<<<<

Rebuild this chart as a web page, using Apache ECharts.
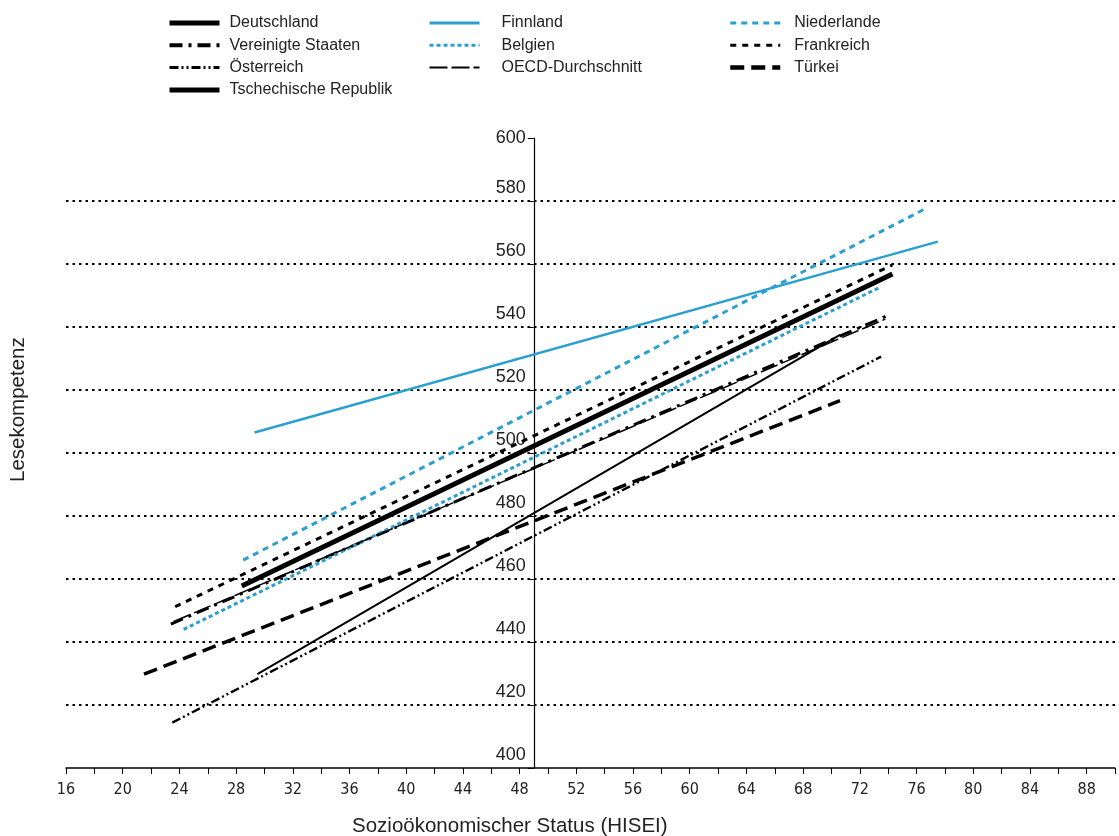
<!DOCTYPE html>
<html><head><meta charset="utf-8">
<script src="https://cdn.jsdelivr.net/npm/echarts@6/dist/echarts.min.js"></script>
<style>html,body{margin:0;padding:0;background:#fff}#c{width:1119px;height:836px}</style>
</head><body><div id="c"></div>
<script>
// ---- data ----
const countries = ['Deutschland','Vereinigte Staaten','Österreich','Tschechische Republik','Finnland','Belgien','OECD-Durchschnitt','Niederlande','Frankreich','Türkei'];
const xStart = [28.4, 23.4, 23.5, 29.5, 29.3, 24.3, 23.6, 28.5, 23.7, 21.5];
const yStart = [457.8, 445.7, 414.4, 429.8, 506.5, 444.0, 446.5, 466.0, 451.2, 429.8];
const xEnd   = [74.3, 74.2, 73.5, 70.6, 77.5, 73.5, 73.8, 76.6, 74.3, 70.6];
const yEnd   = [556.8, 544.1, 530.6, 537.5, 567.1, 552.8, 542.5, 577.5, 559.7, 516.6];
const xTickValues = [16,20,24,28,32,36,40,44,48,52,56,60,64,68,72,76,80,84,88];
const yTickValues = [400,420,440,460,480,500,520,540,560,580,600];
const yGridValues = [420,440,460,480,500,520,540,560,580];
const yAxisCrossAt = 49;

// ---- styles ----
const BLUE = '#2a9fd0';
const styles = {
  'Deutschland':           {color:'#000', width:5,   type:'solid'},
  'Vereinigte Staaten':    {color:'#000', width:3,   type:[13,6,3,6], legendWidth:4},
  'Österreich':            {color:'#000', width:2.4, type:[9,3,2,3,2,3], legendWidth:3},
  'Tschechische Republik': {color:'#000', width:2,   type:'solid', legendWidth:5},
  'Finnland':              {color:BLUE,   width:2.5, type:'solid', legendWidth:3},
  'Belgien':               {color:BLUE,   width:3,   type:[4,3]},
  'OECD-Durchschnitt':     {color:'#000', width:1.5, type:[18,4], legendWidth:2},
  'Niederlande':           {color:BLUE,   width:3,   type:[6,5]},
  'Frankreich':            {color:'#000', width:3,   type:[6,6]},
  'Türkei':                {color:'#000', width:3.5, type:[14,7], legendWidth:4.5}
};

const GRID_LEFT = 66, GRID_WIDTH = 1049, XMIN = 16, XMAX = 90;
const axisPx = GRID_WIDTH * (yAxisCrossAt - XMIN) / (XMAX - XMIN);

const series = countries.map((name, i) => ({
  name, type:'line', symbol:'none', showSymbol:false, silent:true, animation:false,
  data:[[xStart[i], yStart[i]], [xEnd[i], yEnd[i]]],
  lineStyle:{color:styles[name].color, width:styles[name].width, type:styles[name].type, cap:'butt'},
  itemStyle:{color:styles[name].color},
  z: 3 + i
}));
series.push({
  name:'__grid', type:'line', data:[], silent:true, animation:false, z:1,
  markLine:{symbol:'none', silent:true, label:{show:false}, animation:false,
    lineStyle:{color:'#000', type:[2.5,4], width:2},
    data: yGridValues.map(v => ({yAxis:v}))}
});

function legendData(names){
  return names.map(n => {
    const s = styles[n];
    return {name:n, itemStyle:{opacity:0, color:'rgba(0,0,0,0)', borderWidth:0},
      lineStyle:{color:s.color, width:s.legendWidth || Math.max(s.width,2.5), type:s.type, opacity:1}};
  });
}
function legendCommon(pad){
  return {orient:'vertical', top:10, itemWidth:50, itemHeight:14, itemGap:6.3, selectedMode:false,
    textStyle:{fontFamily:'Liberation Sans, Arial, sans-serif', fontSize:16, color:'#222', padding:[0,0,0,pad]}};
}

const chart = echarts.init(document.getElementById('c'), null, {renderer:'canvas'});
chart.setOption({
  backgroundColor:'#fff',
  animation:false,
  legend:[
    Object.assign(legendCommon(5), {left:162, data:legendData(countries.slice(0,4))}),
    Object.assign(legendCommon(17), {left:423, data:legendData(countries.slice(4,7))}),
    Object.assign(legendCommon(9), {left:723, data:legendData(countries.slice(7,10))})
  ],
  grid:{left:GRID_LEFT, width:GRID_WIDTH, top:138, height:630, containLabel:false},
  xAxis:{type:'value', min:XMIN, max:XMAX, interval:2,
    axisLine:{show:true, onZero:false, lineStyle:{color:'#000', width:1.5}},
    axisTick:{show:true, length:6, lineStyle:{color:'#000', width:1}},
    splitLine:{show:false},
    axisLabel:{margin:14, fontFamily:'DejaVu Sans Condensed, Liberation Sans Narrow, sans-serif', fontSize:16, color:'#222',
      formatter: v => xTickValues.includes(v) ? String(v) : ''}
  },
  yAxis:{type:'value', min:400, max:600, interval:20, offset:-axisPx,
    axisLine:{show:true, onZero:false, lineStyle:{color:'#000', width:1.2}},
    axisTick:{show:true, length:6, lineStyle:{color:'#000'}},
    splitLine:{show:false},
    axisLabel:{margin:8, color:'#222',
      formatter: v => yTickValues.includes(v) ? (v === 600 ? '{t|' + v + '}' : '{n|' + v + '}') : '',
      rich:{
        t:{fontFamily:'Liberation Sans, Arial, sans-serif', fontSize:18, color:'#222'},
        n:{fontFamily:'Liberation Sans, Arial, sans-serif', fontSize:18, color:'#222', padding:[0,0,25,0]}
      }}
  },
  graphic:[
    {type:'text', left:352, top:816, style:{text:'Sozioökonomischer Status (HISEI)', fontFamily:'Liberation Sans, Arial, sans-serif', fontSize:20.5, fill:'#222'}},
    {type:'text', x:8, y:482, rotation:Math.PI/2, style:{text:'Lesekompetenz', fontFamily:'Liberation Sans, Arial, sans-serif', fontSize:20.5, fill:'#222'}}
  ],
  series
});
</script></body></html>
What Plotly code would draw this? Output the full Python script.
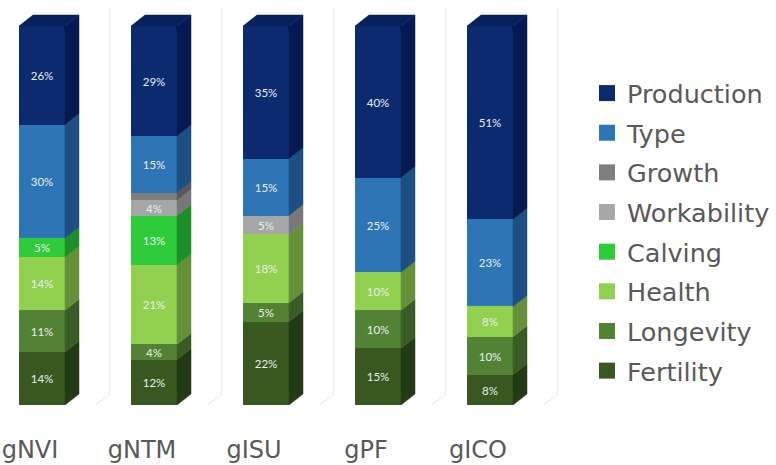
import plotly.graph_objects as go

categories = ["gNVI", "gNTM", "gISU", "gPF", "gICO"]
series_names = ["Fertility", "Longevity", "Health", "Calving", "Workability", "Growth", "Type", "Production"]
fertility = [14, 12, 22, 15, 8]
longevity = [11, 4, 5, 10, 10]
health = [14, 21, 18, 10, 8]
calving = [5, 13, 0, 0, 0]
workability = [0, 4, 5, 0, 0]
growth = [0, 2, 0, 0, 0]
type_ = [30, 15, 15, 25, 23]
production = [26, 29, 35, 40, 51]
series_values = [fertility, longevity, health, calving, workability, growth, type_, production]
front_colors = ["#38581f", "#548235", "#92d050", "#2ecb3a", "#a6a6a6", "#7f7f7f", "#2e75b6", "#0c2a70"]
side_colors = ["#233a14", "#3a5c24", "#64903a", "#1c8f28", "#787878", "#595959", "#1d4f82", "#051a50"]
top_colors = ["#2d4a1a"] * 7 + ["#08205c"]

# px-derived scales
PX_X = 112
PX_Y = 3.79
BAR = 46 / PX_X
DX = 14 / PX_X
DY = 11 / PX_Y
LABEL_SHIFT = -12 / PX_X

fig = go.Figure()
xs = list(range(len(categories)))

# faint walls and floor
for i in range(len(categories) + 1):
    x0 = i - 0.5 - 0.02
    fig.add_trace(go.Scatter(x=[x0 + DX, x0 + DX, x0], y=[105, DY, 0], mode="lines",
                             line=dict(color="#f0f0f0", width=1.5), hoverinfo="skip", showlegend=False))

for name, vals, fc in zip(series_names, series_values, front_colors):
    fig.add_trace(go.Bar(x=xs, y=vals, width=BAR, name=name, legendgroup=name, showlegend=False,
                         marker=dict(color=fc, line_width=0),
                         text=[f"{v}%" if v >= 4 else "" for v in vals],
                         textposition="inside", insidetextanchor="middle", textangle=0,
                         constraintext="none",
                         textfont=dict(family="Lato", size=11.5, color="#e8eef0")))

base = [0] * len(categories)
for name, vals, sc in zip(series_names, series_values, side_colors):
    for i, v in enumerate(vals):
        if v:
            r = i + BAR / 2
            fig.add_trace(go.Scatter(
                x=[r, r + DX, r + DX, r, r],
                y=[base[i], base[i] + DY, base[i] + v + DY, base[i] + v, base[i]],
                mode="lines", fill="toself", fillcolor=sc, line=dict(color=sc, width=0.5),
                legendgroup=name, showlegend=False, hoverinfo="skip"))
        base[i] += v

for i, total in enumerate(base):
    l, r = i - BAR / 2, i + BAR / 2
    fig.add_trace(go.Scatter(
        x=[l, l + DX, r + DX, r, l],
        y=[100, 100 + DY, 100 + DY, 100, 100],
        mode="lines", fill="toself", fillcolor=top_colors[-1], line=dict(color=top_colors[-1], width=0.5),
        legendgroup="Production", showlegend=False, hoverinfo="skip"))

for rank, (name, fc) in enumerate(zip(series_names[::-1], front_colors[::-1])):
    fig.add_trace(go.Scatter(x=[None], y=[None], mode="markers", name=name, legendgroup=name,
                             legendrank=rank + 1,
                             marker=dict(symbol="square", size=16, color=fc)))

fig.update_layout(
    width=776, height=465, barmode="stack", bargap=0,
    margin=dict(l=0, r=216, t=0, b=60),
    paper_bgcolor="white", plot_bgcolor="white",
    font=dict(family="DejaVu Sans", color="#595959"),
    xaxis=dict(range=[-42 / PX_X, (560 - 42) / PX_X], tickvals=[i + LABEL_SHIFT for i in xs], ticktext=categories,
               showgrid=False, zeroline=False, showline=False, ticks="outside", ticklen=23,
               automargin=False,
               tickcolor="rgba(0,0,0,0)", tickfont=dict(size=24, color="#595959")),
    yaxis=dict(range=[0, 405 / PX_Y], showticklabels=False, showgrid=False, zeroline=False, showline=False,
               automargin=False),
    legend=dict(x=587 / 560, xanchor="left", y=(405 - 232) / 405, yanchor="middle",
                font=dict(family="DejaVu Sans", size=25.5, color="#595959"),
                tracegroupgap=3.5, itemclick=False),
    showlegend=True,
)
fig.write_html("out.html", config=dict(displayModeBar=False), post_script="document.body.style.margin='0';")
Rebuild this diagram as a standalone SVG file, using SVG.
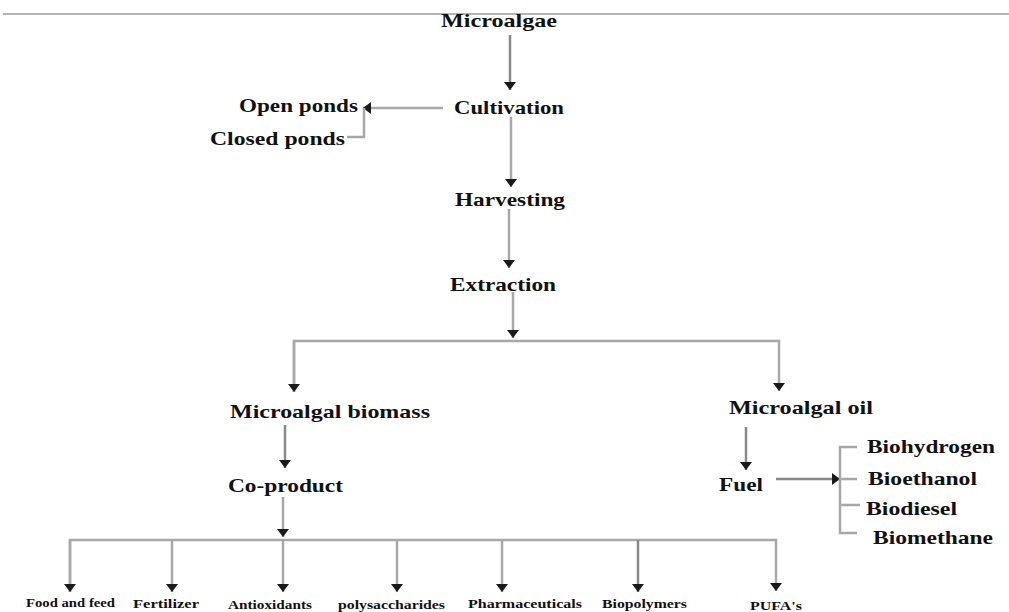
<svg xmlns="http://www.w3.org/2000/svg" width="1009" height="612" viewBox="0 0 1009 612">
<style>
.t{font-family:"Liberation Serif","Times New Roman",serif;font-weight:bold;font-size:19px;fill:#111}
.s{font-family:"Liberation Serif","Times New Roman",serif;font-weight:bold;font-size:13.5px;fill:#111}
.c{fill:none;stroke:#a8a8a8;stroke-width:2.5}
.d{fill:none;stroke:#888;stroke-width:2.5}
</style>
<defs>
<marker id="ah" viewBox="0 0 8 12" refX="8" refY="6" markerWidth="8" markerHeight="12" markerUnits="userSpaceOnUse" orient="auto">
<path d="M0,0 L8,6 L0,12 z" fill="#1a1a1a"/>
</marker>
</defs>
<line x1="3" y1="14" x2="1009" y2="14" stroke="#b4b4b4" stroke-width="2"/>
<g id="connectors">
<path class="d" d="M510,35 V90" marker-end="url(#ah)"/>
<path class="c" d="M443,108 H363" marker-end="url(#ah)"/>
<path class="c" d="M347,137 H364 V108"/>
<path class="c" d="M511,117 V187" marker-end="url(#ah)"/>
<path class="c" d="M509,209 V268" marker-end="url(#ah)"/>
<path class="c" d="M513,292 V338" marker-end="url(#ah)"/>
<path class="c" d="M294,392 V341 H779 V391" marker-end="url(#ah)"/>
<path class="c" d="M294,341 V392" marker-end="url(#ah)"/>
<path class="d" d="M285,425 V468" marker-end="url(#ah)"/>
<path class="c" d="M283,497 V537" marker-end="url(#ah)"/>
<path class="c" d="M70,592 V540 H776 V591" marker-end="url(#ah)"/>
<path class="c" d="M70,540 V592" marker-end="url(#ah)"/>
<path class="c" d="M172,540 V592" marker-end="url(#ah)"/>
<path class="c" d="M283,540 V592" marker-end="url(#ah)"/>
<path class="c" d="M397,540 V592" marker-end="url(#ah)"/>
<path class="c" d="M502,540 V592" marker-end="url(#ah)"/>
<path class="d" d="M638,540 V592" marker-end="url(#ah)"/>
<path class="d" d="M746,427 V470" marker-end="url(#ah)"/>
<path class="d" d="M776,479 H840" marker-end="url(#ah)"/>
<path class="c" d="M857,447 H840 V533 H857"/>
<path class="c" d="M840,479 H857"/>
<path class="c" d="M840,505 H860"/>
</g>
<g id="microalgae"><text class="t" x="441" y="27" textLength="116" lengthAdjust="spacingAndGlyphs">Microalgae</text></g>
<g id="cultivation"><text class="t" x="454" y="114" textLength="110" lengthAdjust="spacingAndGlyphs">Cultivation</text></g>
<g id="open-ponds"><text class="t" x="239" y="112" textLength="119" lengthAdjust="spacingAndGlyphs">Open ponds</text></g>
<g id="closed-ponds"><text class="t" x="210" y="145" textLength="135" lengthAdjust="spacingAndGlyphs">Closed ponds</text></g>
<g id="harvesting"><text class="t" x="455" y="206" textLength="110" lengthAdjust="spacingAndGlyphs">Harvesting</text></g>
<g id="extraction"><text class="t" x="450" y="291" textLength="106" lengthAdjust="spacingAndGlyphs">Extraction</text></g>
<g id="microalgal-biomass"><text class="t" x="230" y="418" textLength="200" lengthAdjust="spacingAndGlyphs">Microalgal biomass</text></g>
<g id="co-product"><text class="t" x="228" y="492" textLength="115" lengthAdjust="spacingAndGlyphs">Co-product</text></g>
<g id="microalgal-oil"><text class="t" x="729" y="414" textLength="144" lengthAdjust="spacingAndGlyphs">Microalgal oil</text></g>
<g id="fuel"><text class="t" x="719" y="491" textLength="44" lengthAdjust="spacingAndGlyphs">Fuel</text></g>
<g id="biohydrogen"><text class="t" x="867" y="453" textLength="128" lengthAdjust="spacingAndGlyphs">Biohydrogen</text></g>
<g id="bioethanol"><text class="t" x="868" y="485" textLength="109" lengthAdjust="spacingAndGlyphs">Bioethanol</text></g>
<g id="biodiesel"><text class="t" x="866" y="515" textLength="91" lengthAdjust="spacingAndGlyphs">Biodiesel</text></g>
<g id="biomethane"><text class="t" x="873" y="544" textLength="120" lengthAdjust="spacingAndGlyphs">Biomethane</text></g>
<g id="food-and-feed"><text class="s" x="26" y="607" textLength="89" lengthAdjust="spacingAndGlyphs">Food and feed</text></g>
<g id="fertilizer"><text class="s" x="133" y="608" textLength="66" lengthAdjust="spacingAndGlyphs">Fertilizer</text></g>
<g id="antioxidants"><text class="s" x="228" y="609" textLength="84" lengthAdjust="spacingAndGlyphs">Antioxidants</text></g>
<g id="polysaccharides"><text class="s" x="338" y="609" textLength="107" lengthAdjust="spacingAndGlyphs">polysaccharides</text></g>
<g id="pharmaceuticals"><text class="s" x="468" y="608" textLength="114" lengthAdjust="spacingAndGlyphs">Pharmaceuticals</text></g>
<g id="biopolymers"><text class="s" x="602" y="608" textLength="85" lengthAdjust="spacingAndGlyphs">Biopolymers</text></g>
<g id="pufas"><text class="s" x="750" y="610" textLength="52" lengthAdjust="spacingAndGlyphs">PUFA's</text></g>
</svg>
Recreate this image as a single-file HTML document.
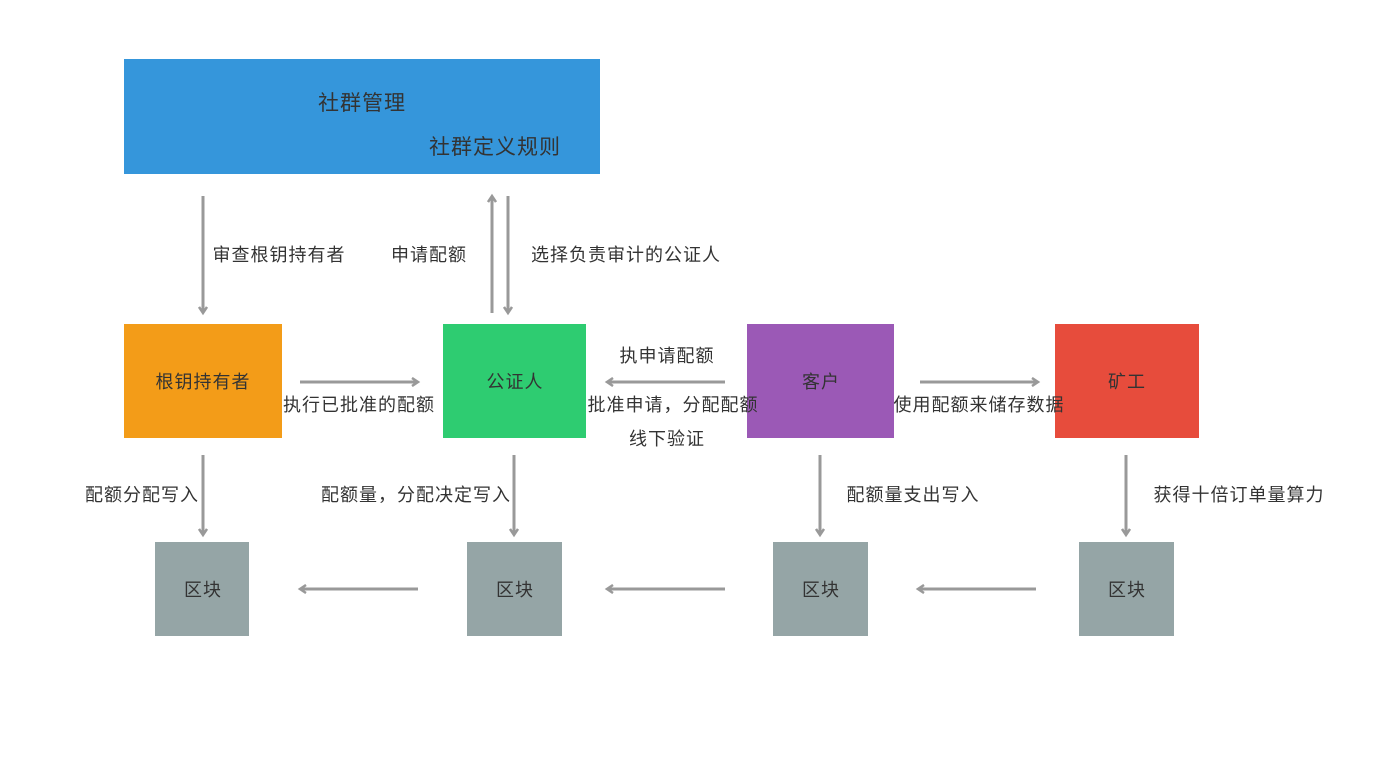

>>>>

DESCRIPTION OF THE TASK ::
Pictures stay out. Repeat only the lines from the beginning of the data through the line that has "const axisPx = GRID_WIDTH".

OUTPUT FOR THIS TASK ::
Rebuild this chart as a web page, using Apache ECharts.
<!DOCTYPE html>
<html><head><meta charset="utf-8">
<script src="https://cdn.jsdelivr.net/npm/echarts@6/dist/echarts.min.js"></script>
<style>html,body{margin:0;padding:0;background:#fff}#c{width:1119px;height:836px}</style>
</head><body><div id="c"></div>
<script>
// ---- data ----
const countries = ['Deutschland','Vereinigte Staaten','Österreich','Tschechische Republik','Finnland','Belgien','OECD-Durchschnitt','Niederlande','Frankreich','Türkei'];
const xStart = [28.4, 23.4, 23.5, 29.5, 29.3, 24.3, 23.6, 28.5, 23.7, 21.5];
const yStart = [457.8, 445.7, 414.4, 429.8, 506.5, 444.0, 446.5, 466.0, 451.2, 429.8];
const xEnd   = [74.3, 74.2, 73.5, 70.6, 77.5, 73.5, 73.8, 76.6, 74.3, 70.6];
const yEnd   = [556.8, 544.1, 530.6, 537.5, 567.1, 552.8, 542.5, 577.5, 559.7, 516.6];
const xTickValues = [16,20,24,28,32,36,40,44,48,52,56,60,64,68,72,76,80,84,88];
const yTickValues = [400,420,440,460,480,500,520,540,560,580,600];
const yGridValues = [420,440,460,480,500,520,540,560,580];
const yAxisCrossAt = 49;

// ---- styles ----
const BLUE = '#2a9fd0';
const styles = {
  'Deutschland':           {color:'#000', width:5,   type:'solid'},
  'Vereinigte Staaten':    {color:'#000', width:3,   type:[13,6,3,6], legendWidth:4},
  'Österreich':            {color:'#000', width:2.4, type:[9,3,2,3,2,3], legendWidth:3},
  'Tschechische Republik': {color:'#000', width:2,   type:'solid', legendWidth:5},
  'Finnland':              {color:BLUE,   width:2.5, type:'solid', legendWidth:3},
  'Belgien':               {color:BLUE,   width:3,   type:[4,3]},
  'OECD-Durchschnitt':     {color:'#000', width:1.5, type:[18,4], legendWidth:2},
  'Niederlande':           {color:BLUE,   width:3,   type:[6,5]},
  'Frankreich':            {color:'#000', width:3,   type:[6,6]},
  'Türkei':                {color:'#000', width:3.5, type:[14,7], legendWidth:4.5}
};

const GRID_LEFT = 66, GRID_WIDTH = 1049, XMIN = 16, XMAX = 90;
const axisPx = GRID_WIDTH * (yAxisCrossAt - XMIN) / (XMAX - XMIN);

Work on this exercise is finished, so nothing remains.